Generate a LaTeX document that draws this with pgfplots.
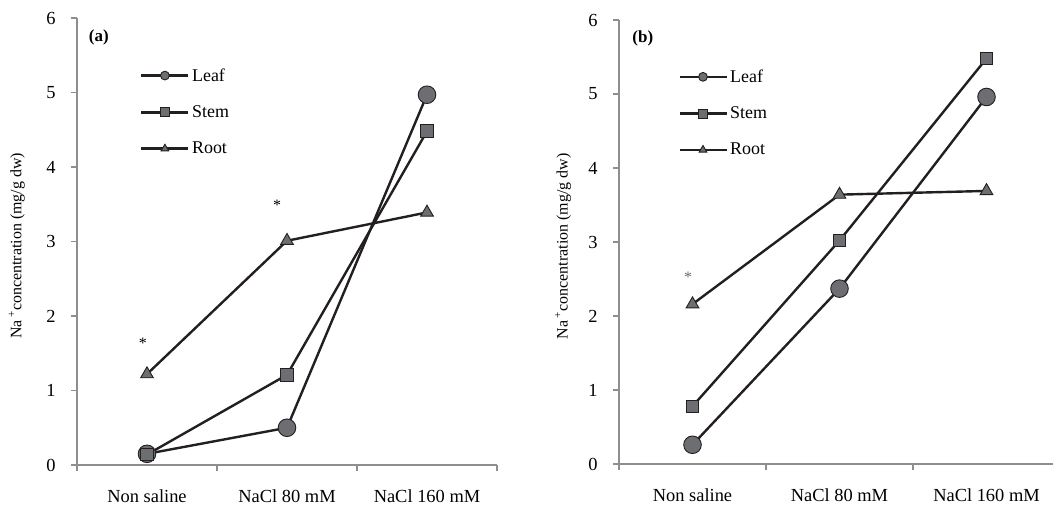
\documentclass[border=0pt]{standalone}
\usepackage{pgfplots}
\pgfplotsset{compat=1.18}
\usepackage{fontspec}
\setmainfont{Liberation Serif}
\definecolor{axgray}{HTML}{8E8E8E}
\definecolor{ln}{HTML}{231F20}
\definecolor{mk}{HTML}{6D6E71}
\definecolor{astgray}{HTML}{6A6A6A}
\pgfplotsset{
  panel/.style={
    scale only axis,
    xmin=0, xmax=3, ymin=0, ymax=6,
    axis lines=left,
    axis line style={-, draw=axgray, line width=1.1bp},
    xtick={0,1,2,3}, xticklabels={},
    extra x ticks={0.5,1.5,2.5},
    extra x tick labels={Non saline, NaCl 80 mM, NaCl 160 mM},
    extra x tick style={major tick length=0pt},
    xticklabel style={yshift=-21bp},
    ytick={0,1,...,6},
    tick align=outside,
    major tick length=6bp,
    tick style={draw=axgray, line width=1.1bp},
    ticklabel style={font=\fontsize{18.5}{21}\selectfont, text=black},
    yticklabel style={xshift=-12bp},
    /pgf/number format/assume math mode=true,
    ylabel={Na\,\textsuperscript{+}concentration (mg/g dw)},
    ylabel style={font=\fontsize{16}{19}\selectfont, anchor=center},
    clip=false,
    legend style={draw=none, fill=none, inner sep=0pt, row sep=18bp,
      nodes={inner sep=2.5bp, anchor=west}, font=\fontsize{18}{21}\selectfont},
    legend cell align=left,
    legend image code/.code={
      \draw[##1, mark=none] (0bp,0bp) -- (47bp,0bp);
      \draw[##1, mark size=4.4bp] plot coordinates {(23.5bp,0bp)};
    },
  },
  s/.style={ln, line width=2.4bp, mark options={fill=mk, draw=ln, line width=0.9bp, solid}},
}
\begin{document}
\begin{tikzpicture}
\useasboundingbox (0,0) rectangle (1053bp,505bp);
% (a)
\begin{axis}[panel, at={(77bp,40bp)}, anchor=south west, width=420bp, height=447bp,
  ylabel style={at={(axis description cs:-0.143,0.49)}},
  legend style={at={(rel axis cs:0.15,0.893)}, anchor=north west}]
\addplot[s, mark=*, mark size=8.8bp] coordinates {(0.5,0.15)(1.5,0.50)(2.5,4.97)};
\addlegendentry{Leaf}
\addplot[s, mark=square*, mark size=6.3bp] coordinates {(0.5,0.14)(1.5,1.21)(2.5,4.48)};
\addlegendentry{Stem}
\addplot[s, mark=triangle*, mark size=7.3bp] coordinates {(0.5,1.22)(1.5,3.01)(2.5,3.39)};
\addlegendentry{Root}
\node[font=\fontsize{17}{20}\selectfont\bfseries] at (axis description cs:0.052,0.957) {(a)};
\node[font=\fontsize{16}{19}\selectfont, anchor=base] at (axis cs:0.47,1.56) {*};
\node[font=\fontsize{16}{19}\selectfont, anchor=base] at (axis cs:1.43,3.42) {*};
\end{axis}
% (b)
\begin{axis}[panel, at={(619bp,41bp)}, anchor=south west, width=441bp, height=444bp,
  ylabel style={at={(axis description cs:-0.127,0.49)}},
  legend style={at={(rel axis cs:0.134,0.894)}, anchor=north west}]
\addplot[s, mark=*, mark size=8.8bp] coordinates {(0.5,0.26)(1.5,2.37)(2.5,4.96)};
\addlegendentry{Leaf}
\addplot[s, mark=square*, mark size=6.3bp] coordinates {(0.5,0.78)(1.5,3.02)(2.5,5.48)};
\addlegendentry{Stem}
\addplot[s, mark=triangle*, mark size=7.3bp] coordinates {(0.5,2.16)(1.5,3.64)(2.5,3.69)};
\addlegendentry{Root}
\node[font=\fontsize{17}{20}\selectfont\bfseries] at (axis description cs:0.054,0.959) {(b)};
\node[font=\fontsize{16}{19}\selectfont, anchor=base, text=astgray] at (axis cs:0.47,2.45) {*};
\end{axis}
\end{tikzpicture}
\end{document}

■ ■ ■

■ Written exercise: Leave every image out, and retype the material exactly.

■ Reply:
Generate a LaTeX document that draws this with pgfplots.
\documentclass[border=0pt]{standalone}
\usepackage{pgfplots}
\pgfplotsset{compat=1.18}
\usepackage{fontspec}
\setmainfont{Liberation Serif}
\definecolor{axgray}{HTML}{8E8E8E}
\definecolor{ln}{HTML}{231F20}
\definecolor{mk}{HTML}{6D6E71}
\definecolor{astgray}{HTML}{6A6A6A}
\pgfplotsset{
  panel/.style={
    scale only axis,
    xmin=0, xmax=3, ymin=0, ymax=6,
    axis lines=left,
    axis line style={-, draw=axgray, line width=1.1bp},
    xtick={0,1,2,3}, xticklabels={},
    extra x ticks={0.5,1.5,2.5},
    extra x tick labels={Non saline, NaCl 80 mM, NaCl 160 mM},
    extra x tick style={major tick length=0pt},
    xticklabel style={yshift=-21bp},
    ytick={0,1,...,6},
    tick align=outside,
    major tick length=6bp,
    tick style={draw=axgray, line width=1.1bp},
    ticklabel style={font=\fontsize{18.5}{21}\selectfont, text=black},
    yticklabel style={xshift=-12bp},
    /pgf/number format/assume math mode=true,
    ylabel={Na\,\textsuperscript{+}concentration (mg/g dw)},
    ylabel style={font=\fontsize{16}{19}\selectfont, anchor=center},
    clip=false,
    legend style={draw=none, fill=none, inner sep=0pt, row sep=18bp,
      nodes={inner sep=2.5bp, anchor=west}, font=\fontsize{18}{21}\selectfont},
    legend cell align=left,
    legend image code/.code={
      \draw[##1, mark=none] (0bp,0bp) -- (47bp,0bp);
      \draw[##1, mark size=4.4bp] plot coordinates {(23.5bp,0bp)};
    },
  },
  s/.style={ln, line width=2.4bp, mark options={fill=mk, draw=ln, line width=0.9bp, solid}},
}
\begin{document}
\begin{tikzpicture}
\useasboundingbox (0,0) rectangle (1053bp,505bp);
% (a)
\begin{axis}[panel, at={(77bp,40bp)}, anchor=south west, width=420bp, height=447bp,
  ylabel style={at={(axis description cs:-0.143,0.49)}},
  legend style={at={(rel axis cs:0.15,0.893)}, anchor=north west}]
\addplot[s, mark=*, mark size=8.8bp] coordinates {(0.5,0.15)(1.5,0.50)(2.5,4.97)};
\addlegendentry{Leaf}
\addplot[s, mark=square*, mark size=6.3bp] coordinates {(0.5,0.14)(1.5,1.21)(2.5,4.48)};
\addlegendentry{Stem}
\addplot[s, mark=triangle*, mark size=7.3bp] coordinates {(0.5,1.22)(1.5,3.01)(2.5,3.39)};
\addlegendentry{Root}
\node[font=\fontsize{17}{20}\selectfont\bfseries] at (axis description cs:0.052,0.957) {(a)};
\node[font=\fontsize{16}{19}\selectfont, anchor=base] at (axis cs:0.47,1.56) {*};
\node[font=\fontsize{16}{19}\selectfont, anchor=base] at (axis cs:1.43,3.42) {*};
\end{axis}
% (b)
\begin{axis}[panel, at={(619bp,41bp)}, anchor=south west, width=441bp, height=444bp,
  ylabel style={at={(axis description cs:-0.127,0.49)}},
  legend style={at={(rel axis cs:0.134,0.894)}, anchor=north west}]
\addplot[s, mark=*, mark size=8.8bp] coordinates {(0.5,0.26)(1.5,2.37)(2.5,4.96)};
\addlegendentry{Leaf}
\addplot[s, mark=square*, mark size=6.3bp] coordinates {(0.5,0.78)(1.5,3.02)(2.5,5.48)};
\addlegendentry{Stem}
\addplot[s, mark=triangle*, mark size=7.3bp] coordinates {(0.5,2.16)(1.5,3.64)(2.5,3.69)};
\addlegendentry{Root}
\node[font=\fontsize{17}{20}\selectfont\bfseries] at (axis description cs:0.054,0.959) {(b)};
\node[font=\fontsize{16}{19}\selectfont, anchor=base, text=astgray] at (axis cs:0.47,2.45) {*};
\end{axis}
\end{tikzpicture}
\end{document}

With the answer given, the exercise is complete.